When we burn gasoline to power our cars or coal-fired electricity to run our homes, we enjoy the benefits of that energy use. But someone else — a farmer facing increased drought, coastal populations facing rising seas, or the global poor facing food supply disruptions — shoulders the burden of the added carbon pollution we’re dumping into the atmosphere. It’s the global ecological equivalent of tapping into your neighbor’s electrical wiring so that they wind up paying your utility bill.
The world’s advanced economies consume huge levels of fossil fuels, so the failure to properly build pollution costs into the consumer price of fossil fuel use — through a carbon tax or cap-and-trade-style system, or some other policy — is what makes these economic giants the biggest contributors to worldwide fossil fuel subsidies. Emerging and developing economies in Asia (which mainly means China) come in a decent second. “Pre-tax” subsidies, which are breaks built into the tax code along with other policies, contributed another $480 billion, mostly from countries in the Middle East and North Africa. The pre-tax subsidies of the advanced countries were negligible.
Finally, lots of countries have a national consumption tax called a VAT (or value added tax), and often offer breaks through it for energy purchases. The IMF had to calculate those separately for methodological reasons, and found they contributed several hundred billion dollars more, again largely from the advanced countries.

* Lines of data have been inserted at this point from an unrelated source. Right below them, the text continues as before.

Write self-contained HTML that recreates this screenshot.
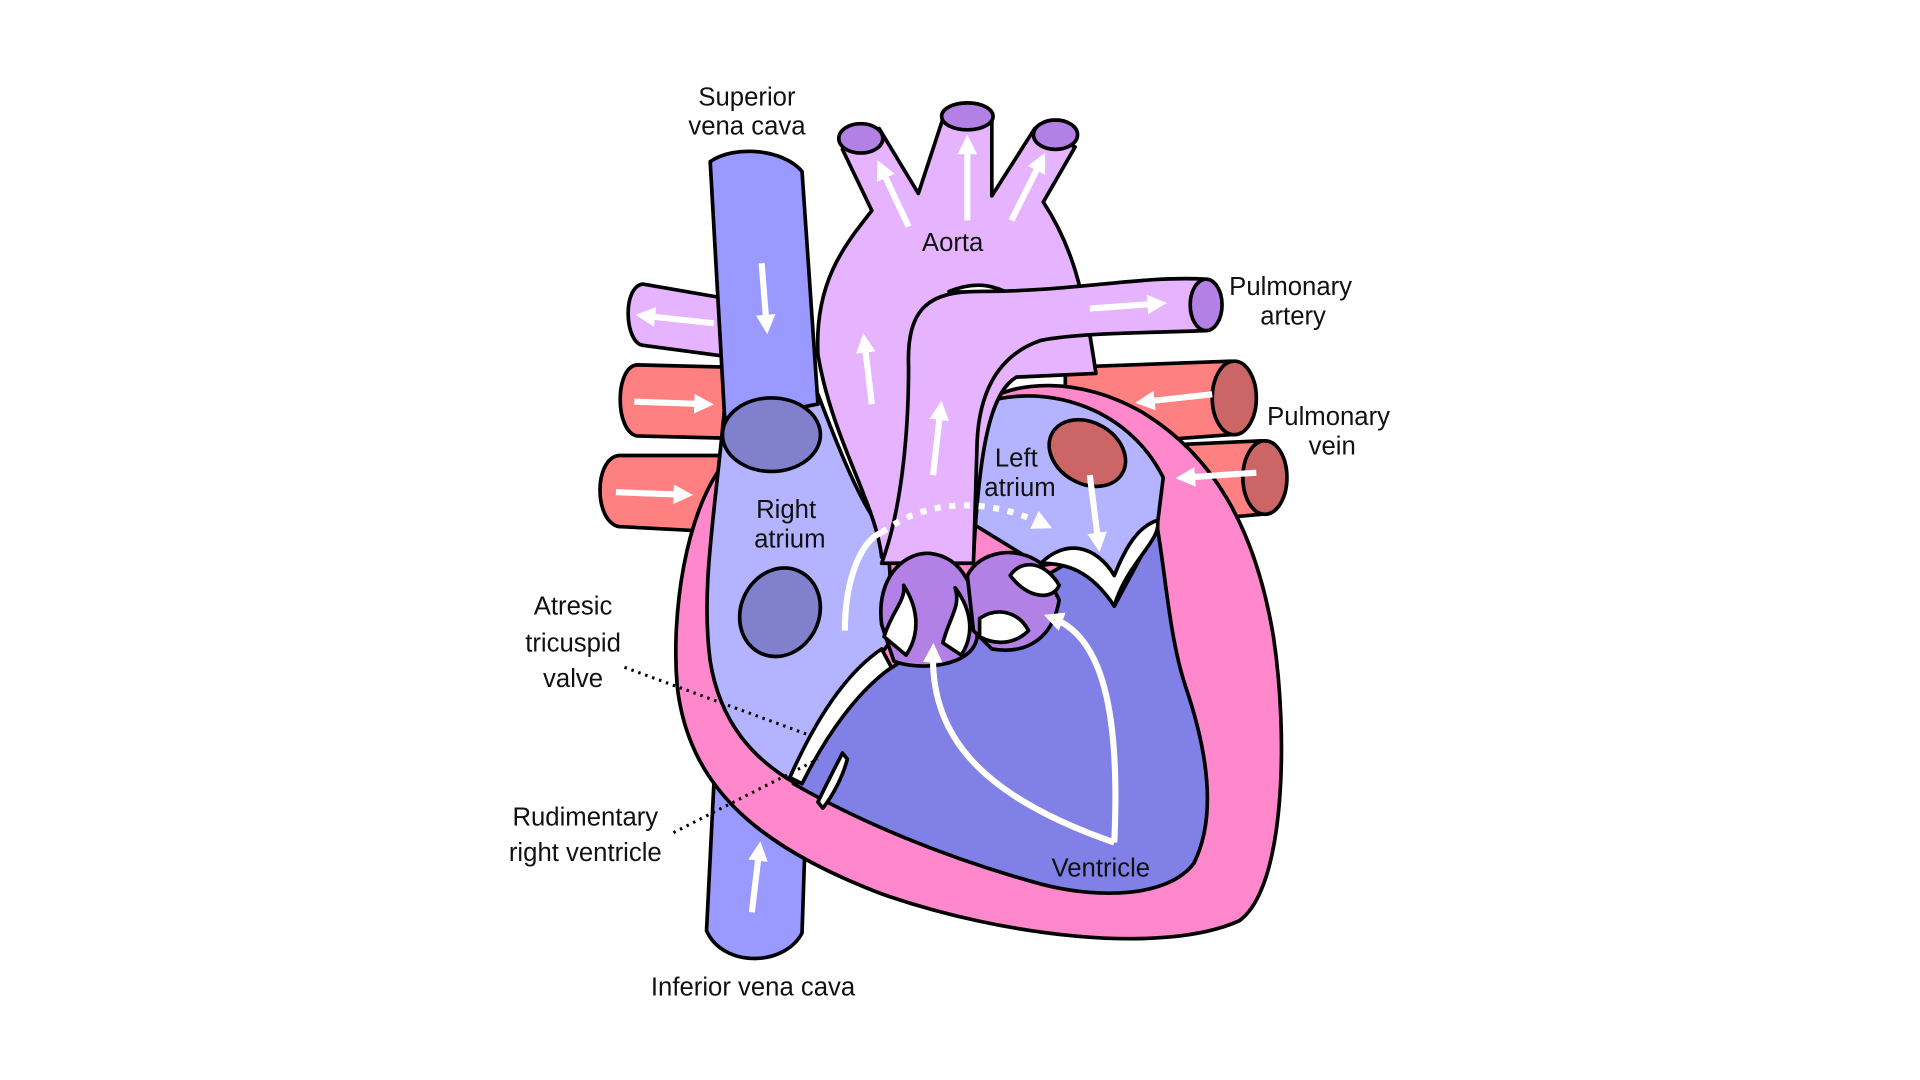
<!DOCTYPE html>
<html><head><meta charset="utf-8"><style>
html,body{margin:0;padding:0;background:#fff;width:1920px;height:1080px;overflow:hidden}
svg{display:block}
text{font-family:"Liberation Sans",sans-serif;font-size:21px;fill:#111}
</style></head><body>
<svg width="1920" height="1080" viewBox="0 0 1568 882" xmlns="http://www.w3.org/2000/svg">
<defs>
<marker id="a" viewBox="0 0 10 10" refX="5" refY="5" markerWidth="3.2" markerHeight="3.2" orient="auto"><path d="M0,0 L10,5 L0,10 Z" fill="#fff"/></marker>
</defs>
<g stroke="#000" stroke-width="3" stroke-linejoin="round">
<path d="M525,232 L600,245 L600,292 L525,282 C510,280 508,234 525,232 Z" fill="#e6b3ff"/>
<path d="M520,298 L600,300 L600,358 L520,356 C502,352 502,300 520,298 Z" fill="#ff8080"/>
<path d="M505,372 L600,372 L600,435 L505,430 C485,425 485,375 505,372 Z" fill="#ff8080"/>
<path d="M870,300 L1005,295 C1035,300 1030,355 1005,355 L870,365 Z" fill="#ff8080"/>
<ellipse cx="1008" cy="325" rx="18" ry="30" fill="#cc6666"/>
<path d="M920,365 L1030,360 C1058,368 1055,418 1030,420 L920,430 Z" fill="#ff8080"/>
<ellipse cx="1033" cy="390" rx="18" ry="30" fill="#cc6666"/>
<path d="M585,600 L660,610 L655,762 C640,790 590,790 577,760 Z" fill="#9999ff"/>
<path d="M590,380 C560,420 548,500 553,560 C562,640 615,690 720,730 C820,765 950,780 1012,752 C1050,725 1052,600 1040,520 C1025,430 990,370 930,335 C880,308 830,310 800,330 L720,420 Z" fill="#ff88cc"/>
<path d="M648,640 L700,565 C760,520 860,470 920,430 L945,430 C952,470 955,520 968,560 C985,610 995,665 975,705 C955,732 900,735 850,722 C770,700 700,670 648,640 Z" fill="#8080e6"/>
<path d="M800,330 C850,312 920,330 950,390 L945,430 L910,495 L890,455 L850,462 L790,425 Z" fill="#b3b3ff"/>
<path d="M592,330 L668,322 C690,380 705,415 725,440 L730,520 C700,560 670,600 650,640 C615,620 588,590 580,540 C572,480 584,420 592,330 Z" fill="#b3b3ff"/>
<path d="M580,132 C600,118 640,122 655,140 L668,330 L592,345 Z" fill="#9999ff"/>
<ellipse cx="630" cy="355" rx="40" ry="30" fill="#8080cc"/>
<ellipse cx="637" cy="500" rx="32" ry="37" transform="rotate(25 637 500)" fill="#8080cc"/>
<path d="M668,290 C665,230 690,200 712,172 L688,122 L718,105 L750,158 L770,97 L810,97 L810,160 L845,105 L878,120 L852,165 C875,200 885,235 895,305 L830,308 C810,320 800,360 795,455 L720,455 C715,410 680,360 668,290 Z" fill="#e6b3ff"/>
<ellipse cx="703" cy="113" rx="18" ry="12" fill="#b380e6"/>
<ellipse cx="790" cy="95" rx="21" ry="11" fill="#b380e6"/>
<ellipse cx="862" cy="110" rx="18" ry="12" fill="#b380e6"/>
<path d="M775,238 C800,228 815,235 825,240 Z" fill="#fff"/>
<path d="M742,300 C740,250 760,238 800,238 C880,238 930,225 985,228 L985,270 C930,272 880,272 850,278 C815,290 800,320 798,360 L795,460 L720,460 C735,420 742,360 742,300 Z" fill="#e6b3ff"/>
<ellipse cx="985" cy="249" rx="13" ry="21" fill="#b380e6"/>
<path d="M720,510 C715,470 740,450 760,452 C785,455 800,480 798,520 C795,545 750,548 730,540 Z" fill="#b380e6"/>
<path d="M790,470 C800,450 830,445 850,460 L865,490 C860,520 840,535 810,530 L795,515 Z" fill="#b380e6"/>
<path d="M722,520 C728,500 740,490 738,478 C752,500 750,520 740,535 Z" fill="#fff"/>
<path d="M770,525 C775,505 785,495 780,480 C795,500 795,520 785,535 Z" fill="#fff"/>
<path d="M800,505 C815,495 832,500 840,515 C830,525 815,528 800,520 Z" fill="#fff"/>
<path d="M825,470 C835,455 855,460 865,478 C860,490 840,490 825,470 Z" fill="#fff"/>
<path d="M850,460 C870,440 895,445 910,470 C920,445 930,430 945,425 C950,440 920,460 910,495 C890,465 870,460 850,460 Z" fill="#fff"/>
<ellipse cx="888" cy="370" rx="33" ry="25" transform="rotate(30 888 370)" fill="#cc6666"/>
<path d="M720,530 C690,550 665,590 645,635 L655,640 C675,600 700,565 728,545 Z" fill="#fff"/>
<path d="M668,655 C675,640 683,625 688,615 L692,620 C688,635 680,650 672,660 Z" fill="#fff"/>
</g>
<g stroke="#fff" stroke-width="5" fill="none" marker-end="url(#a)">
<line x1="622" y1="215" x2="626" y2="265"/>
<line x1="583" y1="264" x2="527" y2="258"/>
<line x1="518" y1="328" x2="575" y2="330"/>
<line x1="503" y1="402" x2="558" y2="404"/>
<line x1="614" y1="745" x2="620" y2="695"/>
<line x1="712" y1="330" x2="706" y2="280"/>
<line x1="742" y1="185" x2="720" y2="138"/>
<line x1="790" y1="180" x2="790" y2="118"/>
<line x1="826" y1="180" x2="850" y2="132"/>
<line x1="762" y1="388" x2="768" y2="335"/>
<line x1="890" y1="252" x2="945" y2="248"/>
<line x1="990" y1="322" x2="935" y2="328"/>
<line x1="1026" y1="386" x2="968" y2="390"/>
<line x1="890" y1="388" x2="897" y2="443"/>
<path d="M690,515 C690,470 705,440 720,435" marker-end="none"/>
<path d="M720,435 C760,405 810,408 852,428" stroke-dasharray="5,7"/>
<path d="M910,688 C915,580 900,520 860,505"/>
<path d="M910,688 C800,650 760,600 762,533"/>
</g>
<g stroke="#000" stroke-width="2.5" stroke-dasharray="2,4">
<line x1="510" y1="545" x2="660" y2="600"/>
<line x1="550" y1="680" x2="668" y2="620"/>
</g>
<text x="610" y="86" text-anchor="middle">Superior</text>
<text x="610" y="110" text-anchor="middle">vena cava</text>
<text x="778" y="205" text-anchor="middle">Aorta</text>
<text x="1054" y="241" text-anchor="middle">Pulmonary</text>
<text x="1056" y="265" text-anchor="middle">artery</text>
<text x="1085" y="347" text-anchor="middle">Pulmonary</text>
<text x="1088" y="371" text-anchor="middle">vein</text>
<text x="642" y="423" text-anchor="middle">Right</text>
<text x="645" y="447" text-anchor="middle">atrium</text>
<text x="830" y="381" text-anchor="middle">Left</text>
<text x="833" y="405" text-anchor="middle">atrium</text>
<text x="468" y="502" text-anchor="middle">Atresic</text>
<text x="468" y="532" text-anchor="middle">tricuspid</text>
<text x="468" y="561" text-anchor="middle">valve</text>
<text x="478" y="674" text-anchor="middle">Rudimentary</text>
<text x="478" y="703" text-anchor="middle">right ventricle</text>
<text x="899" y="716" text-anchor="middle">Ventricle</text>
<text x="615" y="813" text-anchor="middle">Inferior vena cava</text>
</svg>
</body></html>
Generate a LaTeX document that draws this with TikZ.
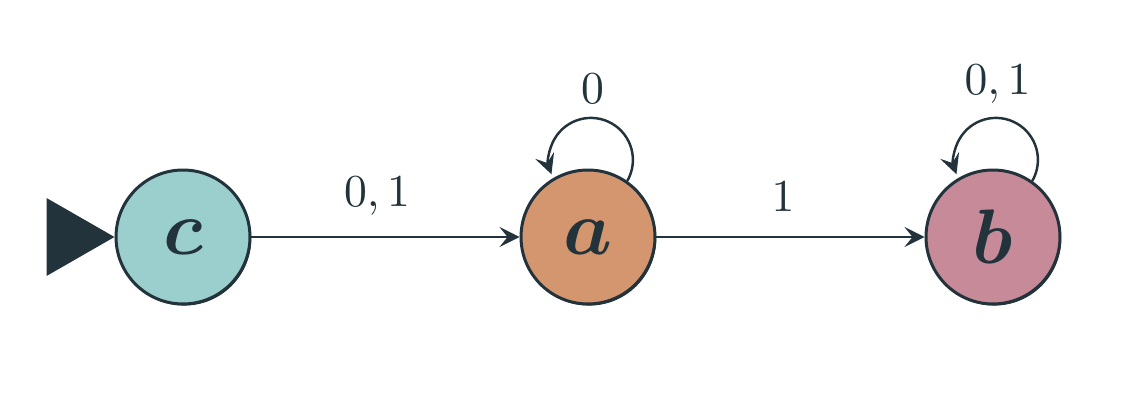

It’s worth noting that western Europe has an (admittedly troubled) carbon pollution reduction program, so the big externality subsidy created by the advanced economies can likely be blamed mostly on the United States.
In calculating the value of the externalities subsidy, the IMF assumed the global warming damages of carbon emissions at $25 per ton. They then went through the policies of various countries to see who is and isn’t making an attempt to work that price back in through taxation, and to what extent. But the report notes that various studies have pegged the price as high as $85 per ton — and other studies have put it much higher than that — in which case the size of the externality subsidy would be much larger. Beyond global warming, the IMF also attempted to account for other externalities, particularly the pollution and health effects of coal burning.
All told, the analysis found that eliminating all externality subsidies entirely would reduce carbon dioxide emissions as much as 13 percent, along with having lots of positive ripple effects by reducing fossil fuel demand and increasing investment and jobs in clean energy.
As for pre-tax” subsidies, they run the gamut from actual tax breaks for purchasing energy, to entire countries that, because they’re big oil exporters, sell petroleum to their own citizens at artificially low prices. The IMF compared the international price for petroleum products (adjusted for transport and retail costs) to the domestic consumer price in 176 countries between 2000 and 2011. The gap between the two was the effect of the subsidies. They did the same for natural gas, using 37 countries, and for coal, using 39 countries, between 2007 and 2011. Various other methods were used to fill in the gaps and do the same for electricity prices.
All told, these policies subsidized fossil fuels to the tune of $480 billion in 2011. Countries in the Middle East and North Africa contributed nearly half of that, with Central and Eastern Europe and the emerging and developing countries in Asia making up most of the rest.
What’s especially damaging is that a lot of the major contributors here spend more on pre-tax subsidies to fossil fuels, as a share of their economy, than they spend on their public health systems or public education. Brad Plumer at the Washington Post notes that Egypt “regularly spends up to 8 percent of its GDP subsidizing fossil fuels – more than it spends on education and public health combined – while running budget deficits of around … 8 percent of GDP.” Since many of these countries are developing with large impoverished populations, that kind of crowding out of public health spending and investments is a big deal.
The IMF also calculated that if pre-tax subsidies in all non-OECD countries were phased out, prices for crude oil, natural gas, and coal would drop 8 percent, 13 percent, and one percent in 2050, respectively. Removing all pre-tax subsidies worldwide would reduce global greenhouse gas emissions by as much as two percent.
One last thing to note is how this problem plays out in terms of global inequality. The IMF found that most of these subsidies benefit the upper class: In low and middle income countries, the richest 20 percent of households captured 43 percent of the subsidy benefits, on average. For gasoline subsidies specifically, they captured a whopping 61 percent.
That doesn’t mean eliminating these subsidies won’t hurt poorer households. Because their incomes are so much lower, losing those subsidies can take a significant bite out of their resources, even if the share of the benefits they’re getting is a small portion of the total value of those subsidies. What it does mean is that these countries could help the poor much more efficiently by eliminating the energy subsidies and then just providing direct assistance to people in need.